Compare Today’s Mortgage Rates


6 Comments

  1. Sharika July 5, 2013 at 2:40 pm -

    I’ve noticed lately that mortgage rates are lower on jumbo loans vs. non-jumbos? Is this because the Fed is going to stop buying mortgages backed by Fannie Mae and Freddie Mac?

  2. Colin Robertson July 8, 2013 at 1:00 pm -

    Pretty much – as investor demand for conforming mortgages decreases (thanks in part to Fed exit), interest rates will need to rise to lure in more buyers. Conversely, as more investors seek jumbo loans, rates should drop.

  3. Igor July 11, 2013 at 8:35 am -

    I recently applied for a jumbo loan and was told it would be cheaper if it were conforming. So I guess it depends on the lender. I might be able to bring in some cash to keep it under the jumbo limit though.
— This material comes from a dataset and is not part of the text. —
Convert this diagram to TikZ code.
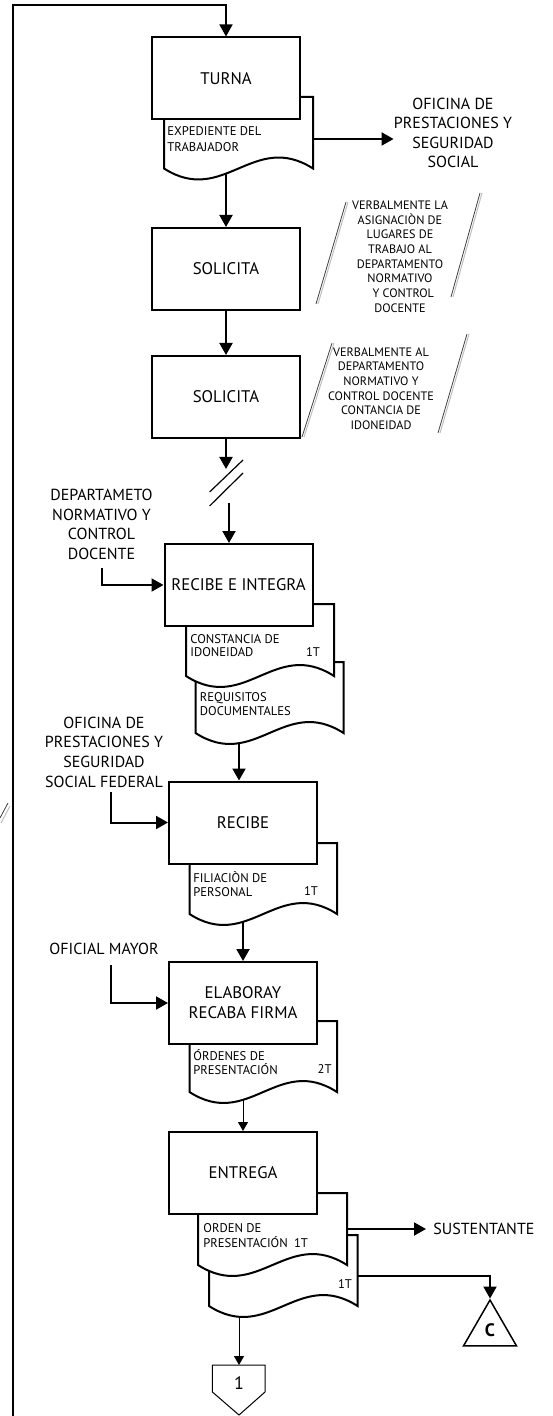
\documentclass[tikz,border=0pt]{standalone}
\usepackage{fontspec}
\setmainfont{PT Sans}
\usetikzlibrary{arrows.meta,calc,shapes.geometric}
\tikzset{
  box/.style={draw, line width=1pt, fill=white, minimum width=74pt, minimum height=41pt, inner sep=0pt, font=\fontsize{8.4}{10}\selectfont, align=center},
  doc/.style={draw, line width=1pt, fill=white},
  arr/.style={line width=1pt, -{Triangle[length=6pt,width=6.5pt]}},
  thinarr/.style={line width=0.5pt, -{Triangle[length=4.5pt,width=5pt]}},
  lbl/.style={font=\fontsize{8}{9.8}\selectfont, align=center, inner sep=0pt},
  doctxt/.style={font=\fontsize{6.3}{7}\selectfont, align=left, inner sep=0pt, anchor=west},
  tagtxt/.style={font=\fontsize{6.3}{7}\selectfont, inner sep=0pt},
  note/.style={font=\fontsize{6.1}{7.35}\selectfont, align=center, inner sep=0pt},
  slashA/.style={line width=0.4pt, black!75},
  slashB/.style={line width=0.5pt, black!25},
}
\newcommand{\docshape}[4]{\draw[doc] (#1,#3) -- (#2,#3) -- (#2,#4) .. controls ($(#1,#4)!0.6!(#2,#4)+(0,-38)$) and ($(#1,#4)!0.4!(#2,#4)+(0,38)$) .. (#1,#4) -- cycle;}
\begin{document}
\begin{tikzpicture}[x=0.5pt,y=-0.5pt]
\useasboundingbox (0,0) rectangle (552,1416);
% documents (drawn before boxes)
\docshape{164}{313}{97}{168.5}
\docshape{195.5}{343.5}{662}{733}
\docshape{186}{334}{604}{676}
\docshape{189.5}{337}{843}{914}
\docshape{189.5}{337}{1021}{1092}
\docshape{209}{357.6}{1235}{1306}
\docshape{198}{347}{1193}{1265}
% process boxes
\node[box] (turna) at (226,78.5) {TURNA};
\node[box] (sol1) at (226,269) {SOLICITA};
\node[box] (sol2) at (226,397) {SOLICITA};
\node[box] (rie) at (238.5,585) {RECIBE E INTEGRA};
\node[box] (recibe) at (243,822.5) {RECIBE};
\node[box] (elabora) at (243,1003) {ELABORAY\\RECABA FIRMA};
\node[box] (entrega) at (243,1173) {ENTREGA};
% document texts
\node[doctxt, font=\fontsize{6.3}{8}\selectfont] (t1) at (167,138.7) {EXPEDIENTE DEL\\TRABAJADOR};
\node[doctxt, font=\fontsize{6.3}{6.6}\selectfont] (t2) at (190,645.5) {CONSTANCIA DE\\IDONEIDAD};
\node[tagtxt] (t2b) at (313,652) {1T};
\node[doctxt] (t3) at (199.5,704) {REQUISITOS\\DOCUMENTALES};
\node[doctxt] (t4) at (193,884) {FILIACIÒN DE\\PERSONAL};
\node[tagtxt] (t4b) at (311,891) {1T};
\node[doctxt] (t5) at (193,1062) {ÓRDENES DE\\PRESENTACIÓN};
\node[tagtxt] (t5b) at (324.6,1069) {2T};
\node[doctxt, font=\fontsize{6.3}{7.5}\selectfont] (t6) at (203,1236) {ORDEN DE\\PRESENTACIÓN\enspace 1T};
\node[tagtxt] (t7) at (345,1284) {1T};
% outside labels
\node[lbl] (ofi) at (453,133) {OFICINA DE\\PRESTACIONES Y\\SEGURIDAD\\SOCIAL};
\node[lbl] (dep) at (101.5,524.5) {DEPARTAMETO\\NORMATIVO Y\\CONTROL\\DOCENTE};
\node[lbl] (ofed) at (104,752) {OFICINA DE\\PRESTACIONES Y\\SEGURIDAD\\SOCIAL FEDERAL};
\node[lbl] (ofm) at (104,949) {OFICIAL MAYOR};
\node[lbl, anchor=west, inner xsep=3.5pt] (sust) at (426,1229) {SUSTENTANTE};
% annotations
\node[note] (n1) at (400,256.5) {VERBALMENTE LA\\ASIGNACIÒN DE\\LUGARES DE\\TRABAJO AL\\DEPARTAMENTO\\NORMATIVO\\\ \ Y CONTROL\\DOCENTE};
\draw[slashB] (318,304) -- (348,202);
\draw[slashA] (316,304) -- (346,202);
\draw[slashB] (453,297) -- (482,193);
\draw[slashA] (451,297) -- (480,193);
\node[note] (n2) at (381,388.5) {VERBALMENTE AL\\DEPARTAMENTO\\NORMATIVO Y\\CONTROL DOCENTE\\CONTANCIA DE\\IDONEIDAD};
\draw[slashB] (304,437) -- (334,343);
\draw[slashA] (302,437) -- (332,343);
\draw[slashB] (440,433) -- (469,334);
\draw[slashA] (438,433) -- (467,334);
\draw[slashB] (1,823) -- (10,806);
\draw[slashA] (0,818) -- (8,803);
% connectors
\coordinate (loopstart) at (13,1416);
\coordinate (looptop) at (226,5);
\draw[line width=0.8pt, -{Triangle[length=6pt,width=6.5pt]}] (loopstart) |- (looptop) -- (turna.north);
\coordinate (d1b) at (226,174);
\draw[arr] (d1b) -- (sol1.north);
\coordinate (d1r) at (313,139);
\draw[arr] (d1r) -- (d1r -| ofi.west);
\draw[arr] (sol1.south) -- (sol2.north);
\coordinate (brkA) at (226,469);
\draw[arr] (sol2.south) -- (brkA);
\draw[line width=0.6pt] (209.6,492) -- (243,460);
\draw[line width=0.6pt] (209.6,506) -- (243,473);
\coordinate (brkB) at (229,503);
\draw[arr] (brkB) -- (brkB |- rie.north);
\coordinate (depc) at (101.5,568);
\draw[arr] (depc) |- (rie.west);
\coordinate (d3b) at (239,743);
\draw[arr] (d3b) -- (d3b |- recibe.north);
\coordinate (ofedc) at (111,792);
\draw[arr] (ofedc) |- (recibe.west);
\coordinate (d4b) at (243,921);
\draw[arr] (d4b) -- (elabora.north);
\coordinate (ofmc) at (111,965);
\draw[arr] (ofmc) |- (elabora.west);
\coordinate (d5b) at (243,1099);
\draw[thinarr] (d5b) -- (entrega.north);
\coordinate (e1r) at (347,1229);
\draw[arr] (e1r) -- (sust.west);
% connector C
\node[draw, line width=0.75pt, regular polygon, regular polygon sides=3, minimum size=30.6pt, inner sep=0pt, font=\fontsize{9}{10}\selectfont\bfseries] (conC) at (490,1330.6) {C};
\coordinate (e2r) at (357.6,1276);
\draw[arr] (e2r) -| (conC.corner 1);
% off-page connector 1
\node[font=\fontsize{9}{10}\selectfont, inner sep=0pt] (off1) at (239,1383) {1};
\draw[line width=0.5pt] (212.4,1365) -- (265,1365) -- (265,1392) -- (239,1415) -- (212.4,1392) -- cycle;
\coordinate (offtop) at (239,1365);
\coordinate (e2b) at (239,1317);
\draw[thinarr] (e2b) -- (offtop);
\end{tikzpicture}
\end{document}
Gotta do the math to see if that makes sense.

  4. Colin Robertson July 15, 2013 at 1:26 pm -

    Yeah, last I checked, Wells Fargo was offering lower rates on jumbo loans than conforming loans, but it might be short-lived, assuming things normalize again soon.

  5. Walt July 27, 2013 at 6:49 am -

    I’ve seen the opposite. It depends which bank you’re dealing with and what they specialize in. Most of the time jumbo loans will be priced higher than conforming loans. That’s the norm, so anything opposite of that is the exception, not the rule.

  6. Hassan July 29, 2013 at 10:27 am -

    Yep. More often than not your jumbo loan is going to price higher than a conforming loan. There’s less liquidity for jumbos on the secondary market, so they often carry a premium.